Moreover, there was evidence that trial counsel’s conclusion that he would have recommended against a change of venue had movant requested one was a reasonable tactical decision. Trial counsel testified he would have known the jurors in New Madrid County better than anyone else, that movant’s family was from that county, that counsel had read the newspaper accounts of the crime, and that counsel was able to check his records of the jurors to see what verdicts they had rendered in earlier cases.

A tactical decision by counsel not to seek a change of venue is not a subject for hindsight and does not demonstrate incompetency of counsel unless manifestly wrong. Beeman v. State, 502 S.W.2d 254, *553257 (Mo.1973); Mitchell v. State, 747 S.W.2d 234, 236[2] (Mo.App.1988); Fitzpatrick v. State, 578 S.W.2d 339, 340[4] (Mo.App.1979). There was no evidence before the hearing court that trial counsel’s belief that it was advantageous to try mov-ant’s case in New Madrid County was manifestly wrong.

The judgment of the hearing court denying relief is affirmed.

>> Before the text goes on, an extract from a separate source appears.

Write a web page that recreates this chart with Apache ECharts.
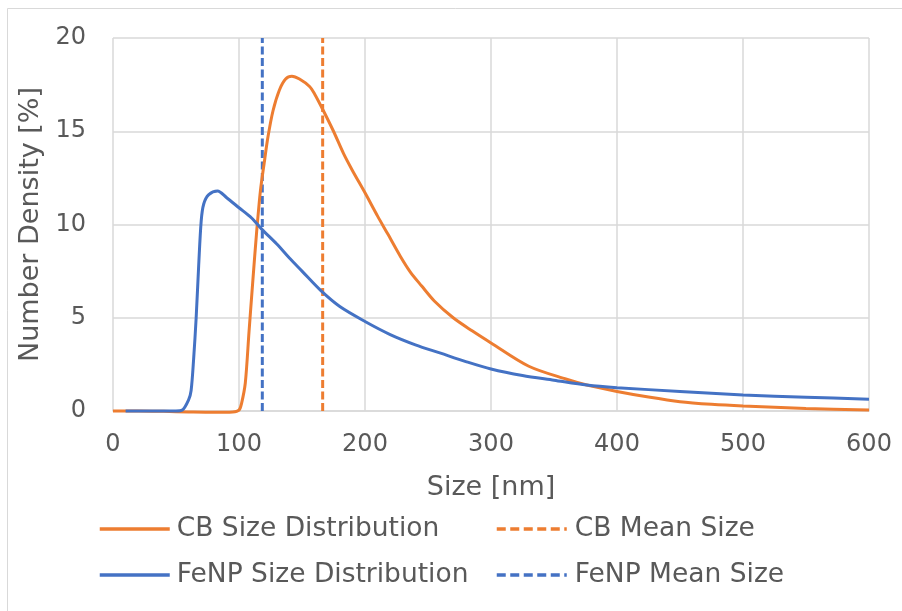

PREWITT and PARRISH, JJ., concur.

. Movant filed a motion in this Court asking that the transcript in his direct appeal be made a part of the record in the instant appeal. We took that motion with the case. The voir dire of the jury panel does not appear in the transcript in the direct appeal, hence there is nothing to substantiate movant’s contention that the pretrial publicity "forestalled the possibility of seating an untainted jury." As nothing in the transcript in the direct appeal aids movant in the instant appeal, his motion to transfer the transcript is denied.